There are over 60,000 New Zealanders estimated to be living with dementia and that number is set to triple to over 170,000 by 2050.

They all rely on a variety of community and home-based services provided by Alzheimers organisations around the country, but the government only funds, on average, about 30 percent of the costs of providing those services.

“New Zealand simply cannot afford to do nothing about this issue and the sooner government realises that and actually does something constructive the better it will be, both for the four out of five Kiwis affected by dementia and for Vote Health.”

A recent economic impact report commissioned by Alzheimers NZ shows that dementia already costs the country some $1.7 billion year.
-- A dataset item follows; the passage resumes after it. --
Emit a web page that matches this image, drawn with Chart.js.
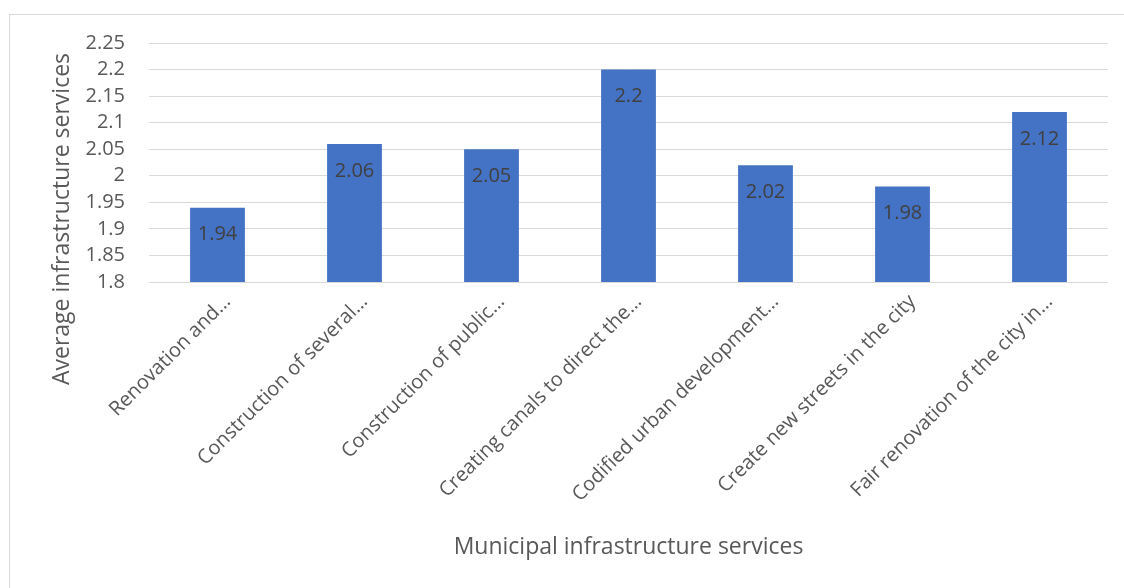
<!DOCTYPE html>
<html>
<head>
<meta charset="utf-8">
<script src="https://cdn.jsdelivr.net/npm/chart.js@4"></script>
<style>
  html, body { margin: 0; padding: 0; background: #ffffff; overflow: hidden; }
  #wrap { position: relative; width: 1124px; height: 588px; }
  #frame { position: absolute; left: 9px; top: 14px; width: 1130px; height: 600px; border: 1px solid #d9d9d9; box-sizing: border-box; pointer-events: none; }
  canvas { position: absolute; left: 0; top: 0; }
</style>
</head>
<body>
<div id="wrap">
  <div id="frame"></div>
  <canvas id="c" width="1124" height="588"></canvas>
</div>
<script>
const categories = [
  "Renovation and…",
  "Construction of several…",
  "Construction of public…",
  "Creating canals to direct the…",
  "Codified urban development…",
  "Create new streets in the city",
  "Fair renovation of the city in…"
];
const values = [1.94, 2.06, 2.05, 2.2, 2.02, 1.98, 2.12];
const yTickValues = [1.8, 1.85, 1.9, 1.95, 2, 2.05, 2.1, 2.15, 2.2, 2.25];
const yTitle = "Average infrastructure services";
const xTitle = "Municipal infrastructure services";

const FONT = "'Open Sans', 'Liberation Sans', sans-serif";

const labelPlugin = {
  id: 'labels',
  afterDatasetsDraw(chart) {
    const ctx = chart.ctx;
    const meta = chart.getDatasetMeta(0);
    ctx.save();
    ctx.font = "20px " + FONT;
    ctx.fillStyle = "#404040";
    ctx.textAlign = "center";
    ctx.textBaseline = "middle";
    meta.data.forEach((bar, i) => {
      ctx.fillText(String(values[i]), bar.x, bar.y + 27);
    });
    ctx.restore();
  },
  afterDraw(chart) {
    const ctx = chart.ctx;
    ctx.save();
    ctx.font = "23px " + FONT;
    ctx.fillStyle = "#595959";
    ctx.textAlign = "center";
    ctx.textBaseline = "middle";
    ctx.translate(62, 219);
    ctx.rotate(-Math.PI / 2);
    ctx.fillText(yTitle, 0, 0);
    ctx.restore();
  }
};

new Chart(document.getElementById('c'), {
  type: 'bar',
  data: {
    labels: categories,
    datasets: [{
      data: values,
      backgroundColor: '#4472C4',
      borderWidth: 0,
      categoryPercentage: 1.0,
      barPercentage: 0.4
    }]
  },
  options: {
    responsive: false,
    animation: false,
    layout: { padding: { top: 43, right: 16, left: 0, bottom: 0 } },
    plugins: { legend: { display: false }, tooltip: { enabled: false } },
    scales: {
      x: {
        grid: { display: false, drawTicks: false },
        border: { display: false },
        ticks: {
          color: '#595959',
          font: { family: FONT, size: 20 },
          minRotation: 45,
          maxRotation: 45,
          autoSkip: false,
          labelOffset: 10,
          padding: 8
        },
        title: {
          display: true,
          text: xTitle,
          color: '#595959',
          font: { family: FONT, size: 23 },
          padding: { top: 0, bottom: 27 }
        },
        afterFit(scale) { scale.height = 306; }
      },
      y: {
        min: 1.8,
        max: 2.25,
        grid: { color: '#d9d9d9', lineWidth: 1, drawTicks: false },
        border: { display: false },
        afterBuildTicks(scale) { scale.ticks = yTickValues.map(v => ({ value: v })); },
        ticks: {
          color: '#595959',
          font: { family: FONT, size: 20 },
          autoSkip: false,
          padding: 24,
          callback: (v) => String(+Number(v).toFixed(2))
        },
        afterFit(scale) { scale.width = 149; }
      }
    }
  },
  plugins: [labelPlugin]
});
</script>
</body>
</html>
That annual cost will jump to nearly $5 billion by 2050.

The report also says that funding and implementing new models of care would significantly improve the quality of life for people living with dementia and it would achieve cost benefit ratios of 6.6 times the level of investment needed.

“That’s why we are so disappointed this Budget does not consider and take steps to address the impacts of the major dementia challenge facing New Zealand,” Ms Hall said.

“Government needs to take action urgently. For every year of delay there is extra cost on the health system and it means thousands and thousands of Kiwis suffer a reduced quality of life.”

Ms Hall hopes the government takes the opportunity presented by the Mental Health Review to address the issue of dementia.